▶ [EXERCISE] Look for the string "chart" in the lines and copy each line that has it.

>> begin MATERIAL SUPPLIED

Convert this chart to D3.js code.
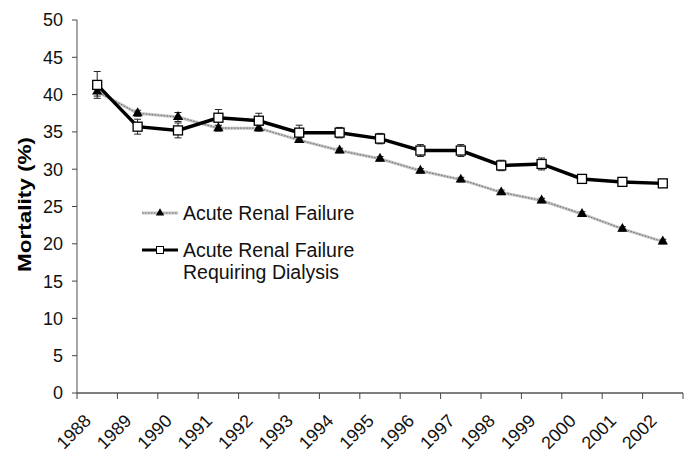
<!DOCTYPE html>
<html>
<head>
<meta charset="utf-8">
<script src="https://cdn.jsdelivr.net/npm/d3@7"></script>
<style>
  body { margin: 0; background: #fff; }
  svg { font-family: "Liberation Sans", Arial, sans-serif; }
</style>
</head>
<body>
<div id="chart"></div>
<script>
var years = ['1988', '1989', '1990', '1991', '1992', '1993', '1994', '1995',
  '1996', '1997', '1998', '1999', '2000', '2001', '2002'];
var arf = [40.4, 37.5, 37.0, 35.5, 35.5, 33.9, 32.5, 31.4, 29.8, 28.6, 26.9, 25.8, 24.0, 22.0, 20.3];
var arfErr = [0.6, 0.4, 0.6, 0.4, 0.4, 0.3, 0.3, 0.3, 0.3, 0.3, 0.3, 0.3, 0.3, 0.3, 0.3];
var dialysis = [41.3, 35.7, 35.2, 36.9, 36.5, 34.9, 34.9, 34.1, 32.5, 32.5, 30.5, 30.7, 28.7, 28.3, 28.1];
var dialysisErr = [1.8, 1.0, 1.0, 1.1, 1.0, 1.0, 0.7, 0.7, 0.8, 0.8, 0.7, 0.8, 0.5, 0.4, 0.3];
var yTicks = [0, 5, 10, 15, 20, 25, 30, 35, 40, 45, 50];

var W = 687, H = 454;
var margin = { top: 20, right: 4, bottom: 61, left: 77 };
var width = W - margin.left - margin.right,
  height = H - margin.top - margin.bottom;

var svg = d3.select('#chart').append('svg')
  .attr('width', W).attr('height', H)
  .append('g')
  .attr('transform', 'translate(' + margin.left + ',' + margin.top + ')');

var x = d3.scaleBand().domain(years).range([0, width]);
var y = d3.scaleLinear().domain([0, 50]).range([height, 0]);
function cx(i) { return x(years[i]) + x.bandwidth() / 2; }

// y axis
var yAxis = svg.append('g').attr('class', 'y axis');
yAxis.append('line')
  .attr('x1', 0).attr('x2', 0).attr('y1', 0).attr('y2', height)
  .attr('stroke', '#888').attr('stroke-width', 1.5);
yAxis.selectAll('.tick').data(yTicks).enter().append('g')
  .attr('transform', function(d) { return 'translate(0,' + y(d) + ')'; })
  .each(function(d) {
    var g = d3.select(this);
    g.append('line').attr('x1', -5).attr('x2', 0).attr('stroke', '#444');
    g.append('text').attr('x', -14).attr('dy', '0.36em')
      .attr('text-anchor', 'end').attr('font-size', 18).attr('fill', '#111')
      .text(d);
  });

svg.append('text')
  .attr('transform', 'translate(-46,' + (height / 2 - 2) + ') rotate(-90)')
  .attr('text-anchor', 'middle')
  .attr('font-size', 19).attr('font-weight', 'bold')
  .attr('textLength', 135).attr('lengthAdjust', 'spacingAndGlyphs')
  .text('Mortality (%)');

// x axis
var xAxis = svg.append('g').attr('transform', 'translate(0,' + height + ')');
xAxis.append('line').attr('x1', 0).attr('x2', width)
  .attr('stroke', '#555').attr('stroke-width', 1.5);
var bounds = years.map(function(d) { return x(d); }).concat([width]);
xAxis.selectAll('.tk').data(bounds).enter().append('line')
  .attr('x1', function(d) { return d; }).attr('x2', function(d) { return d; })
  .attr('y1', 0).attr('y2', 6).attr('stroke', '#444');
xAxis.selectAll('.lbl').data(years).enter().append('text')
  .attr('transform', function(d, i) {
    return 'translate(' + (cx(i) - 5) + ',29) rotate(-45)';
  })
  .attr('text-anchor', 'end')
  .attr('font-size', 18).attr('fill', '#111')
  .text(function(d) { return d; });

// error bars
function errorBars(vals, errs, color) {
  var g = svg.append('g');
  vals.forEach(function(v, i) {
    var xc = cx(i), top = y(v + errs[i]), bot = y(v - errs[i]);
    g.append('line').attr('x1', xc).attr('x2', xc).attr('y1', top).attr('y2', bot)
      .attr('stroke', color).attr('stroke-width', 1);
    g.append('line').attr('x1', xc - 3.5).attr('x2', xc + 3.5).attr('y1', top).attr('y2', top)
      .attr('stroke', color).attr('stroke-width', 1);
    g.append('line').attr('x1', xc - 3.5).attr('x2', xc + 3.5).attr('y1', bot).attr('y2', bot)
      .attr('stroke', color).attr('stroke-width', 1);
  });
}
errorBars(dialysis, dialysisErr, '#222');
errorBars(arf, arfErr, '#222');

var line = d3.line()
  .x(function(d, i) { return cx(i); })
  .y(function(d) { return y(d); });

// ARF line (grey, dotted texture)
svg.append('path').datum(arf)
  .attr('d', line).attr('fill', 'none')
  .attr('stroke', '#c4c4c4').attr('stroke-width', 3);
svg.append('path').datum(arf)
  .attr('d', line).attr('fill', 'none')
  .attr('stroke', '#777').attr('stroke-width', 1.2)
  .attr('stroke-dasharray', '1.5,1.5');
// dialysis line
svg.append('path').datum(dialysis)
  .attr('d', line).attr('fill', 'none')
  .attr('stroke', '#000').attr('stroke-width', 3.5);

var tri = d3.symbol().type(d3.symbolTriangle).size(46);
svg.selectAll('.tri').data(arf).enter().append('path')
  .attr('d', tri)
  .attr('transform', function(d, i) { return 'translate(' + cx(i) + ',' + y(d) + ')'; })
  .attr('fill', '#000');
svg.selectAll('.sq').data(dialysis).enter().append('rect')
  .attr('x', function(d, i) { return cx(i) - 4.5; })
  .attr('y', function(d) { return y(d) - 4.5; })
  .attr('width', 9).attr('height', 9)
  .attr('fill', '#fff').attr('stroke', '#000').attr('stroke-width', 1.3);

// legend
var leg = svg.append('g').attr('transform', 'translate(' + (142 - margin.left) + ',' + (213 - margin.top) + ')');
leg.append('line').attr('x1', 0).attr('x2', 36).attr('y1', 0).attr('y2', 0)
  .attr('stroke', '#c4c4c4').attr('stroke-width', 3);
leg.append('line').attr('x1', 0).attr('x2', 36).attr('y1', 0).attr('y2', 0)
  .attr('stroke', '#777').attr('stroke-width', 1.2).attr('stroke-dasharray', '1.5,1.5');
leg.append('path').attr('d', d3.symbol().type(d3.symbolTriangle).size(30)())
  .attr('transform', 'translate(18,0)').attr('fill', '#000');
leg.append('text').attr('x', 41).attr('dy', '0.36em').attr('font-size', 19.5)
  .attr('fill', '#111').text('Acute Renal Failure');

var leg2 = leg.append('g').attr('transform', 'translate(0,37)');
leg2.append('line').attr('x1', 0).attr('x2', 36).attr('y1', 0).attr('y2', 0)
  .attr('stroke', '#000').attr('stroke-width', 3);
leg2.append('rect').attr('x', 14.5).attr('y', -3.5).attr('width', 7).attr('height', 7)
  .attr('fill', '#fff').attr('stroke', '#000').attr('stroke-width', 1);
leg2.append('text').attr('x', 41).attr('dy', '0.36em').attr('font-size', 19.5)
  .attr('fill', '#111').text('Acute Renal Failure');
leg2.append('text').attr('x', 41).attr('y', 22).attr('dy', '0.36em').attr('font-size', 19.5)
  .attr('fill', '#111').text('Requiring Dialysis');
</script>
</body>
</html>
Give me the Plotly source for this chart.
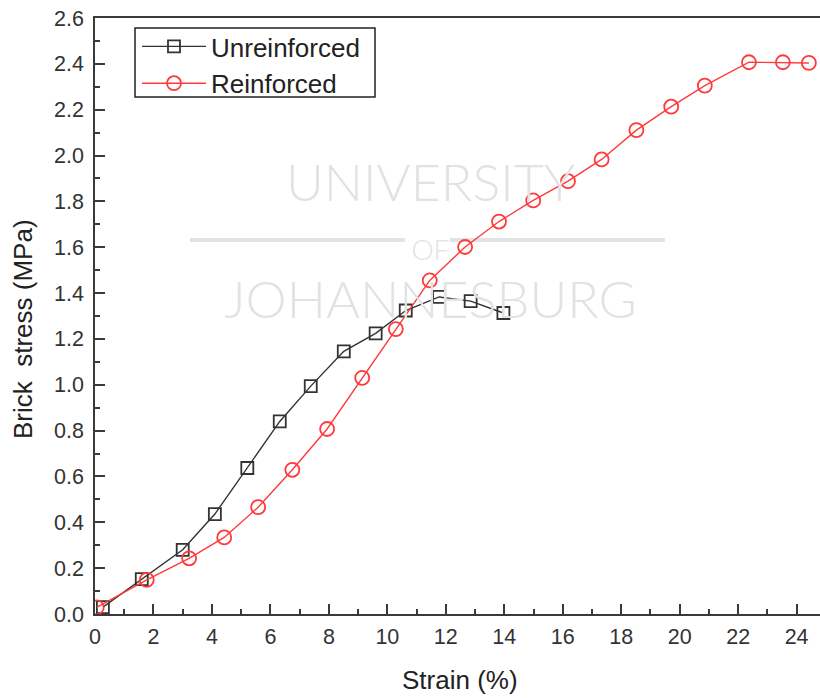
import plotly.graph_objects as go

# Unreinforced brick
unr_strain = [0.27, 1.6, 3.0, 4.1, 5.21, 6.32, 7.38, 8.51, 9.6, 10.63, 11.77, 12.85, 13.97]
unr_stress = [0.03, 0.152, 0.28, 0.436, 0.637, 0.84, 0.994, 1.146, 1.224, 1.324, 1.383, 1.365, 1.313]

# Reinforced brick
rei_strain = [0.06, 1.77, 3.22, 4.42, 5.58, 6.75, 7.94, 9.14, 10.29, 11.45, 12.66, 13.82,
              14.99, 16.18, 17.33, 18.52, 19.71, 20.86, 22.37, 23.53, 24.42]
rei_stress = [0.029, 0.149, 0.243, 0.334, 0.466, 0.629, 0.807, 1.03, 1.243, 1.455, 1.601, 1.712,
              1.804, 1.888, 1.983, 2.111, 2.213, 2.305, 2.407, 2.407, 2.404]

x_ticks = list(range(0, 25, 2))
y_ticks = [round(0.2 * i, 1) for i in range(14)]

FONT = "Liberation Sans, Arial, sans-serif"
AX = "#3a3a3a"
L, T, W, H = 95, 18, 725, 596  # plot area in pixels


def px(xp):
    return (xp - L) / W


def py(yp):
    return (T + H - yp) / H


fig = go.Figure()
fig.add_trace(go.Scatter(
    x=unr_strain, y=unr_stress, mode="lines+markers", name="Unreinforced",
    line=dict(color="#333333", width=1.4),
    marker=dict(symbol="square-open", size=12, color="#333333", line=dict(width=1.8)),
))
fig.add_trace(go.Scatter(
    x=rei_strain, y=rei_stress, mode="lines+markers", name="Reinforced",
    line=dict(color="#ff3a3a", width=1.4),
    marker=dict(symbol="circle-open", size=14, color="#ff3a3a", line=dict(width=1.8)),
))

# faint watermark text (one text block)
WMC = "#e2e2e2"
fig.add_annotation(
    text=("<span style='font-size:52px'>UNIVERSITY</span><br>"
          "<span style='font-size:28px'>OF</span><br>"
          "<span style='font-size:52px'>JOHANNESBURG</span>"),
    x=px(430), y=py(240), xref="paper", yref="paper", showarrow=False,
    xanchor="center", yanchor="middle", align="center",
    font=dict(family="Lato, Open Sans, sans-serif", color=WMC, weight=300, size=45),
)
for x0, x1 in [(190, 405), (450, 665)]:
    fig.add_shape(type="line", xref="paper", yref="paper", layer="below",
                  x0=px(x0), x1=px(x1), y0=py(240), y1=py(240),
                  line=dict(color=WMC, width=4))

# axis titles
fig.add_annotation(text="Strain (%)", x=px(460), y=py(680), xref="paper", yref="paper",
                   showarrow=False, xanchor="center", yanchor="middle",
                   font=dict(family=FONT, size=26, color="#222222"))
fig.add_annotation(text="Brick  stress (MPa)", x=px(23), y=py(329), xref="paper", yref="paper",
                   showarrow=False, textangle=-90, xanchor="center", yanchor="middle",
                   font=dict(family=FONT, size=26, color="#222222"))

# legend frame
fig.add_shape(type="rect", xref="paper", yref="paper",
              x0=px(135), x1=px(375), y0=py(28), y1=py(97),
              line=dict(color="#222222", width=1.5))

axis_common = dict(
    showgrid=False, zeroline=False, showline=True, linecolor=AX, linewidth=1.5,
    ticks="inside", ticklen=10, tickwidth=1.5, tickcolor=AX,
    tickfont=dict(family=FONT, size=21.5, color="#333333"),
)

fig.update_xaxes(
    **axis_common, range=[0, 24.8], tickvals=x_ticks, mirror=True,
    minor=dict(ticks="inside", ticklen=5, tickwidth=1.5, tickcolor=AX, dtick=1),
    ticklabelstandoff=2,
)
fig.update_yaxes(
    **axis_common, range=[0, 2.6], tickvals=y_ticks, tickformat=".1f",
    minor=dict(ticks="inside", ticklen=5, tickwidth=1.5, tickcolor=AX, dtick=0.1),
    ticklabelstandoff=5,
)

fig.update_layout(
    width=820, height=698,
    margin=dict(l=L, r=0, t=T, b=698 - T - H),
    plot_bgcolor="white", paper_bgcolor="white",
    font=dict(family=FONT, color="#222222"),
    legend=dict(
        x=px(137), y=py(23), xanchor="left", yanchor="top",
        borderwidth=0, bgcolor="rgba(255,255,255,0)",
        font=dict(family=FONT, size=26, color="#222222"),
        tracegroupgap=0, itemwidth=64,
    ),
)

fig.write_html("out.html")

>> end MATERIAL SUPPLIED

▶ [IN RESPONSE]
Convert this chart to D3.js code.
<div id="chart"></div>
var svg = d3.select('#chart').append('svg')
Give me the Plotly source for this chart.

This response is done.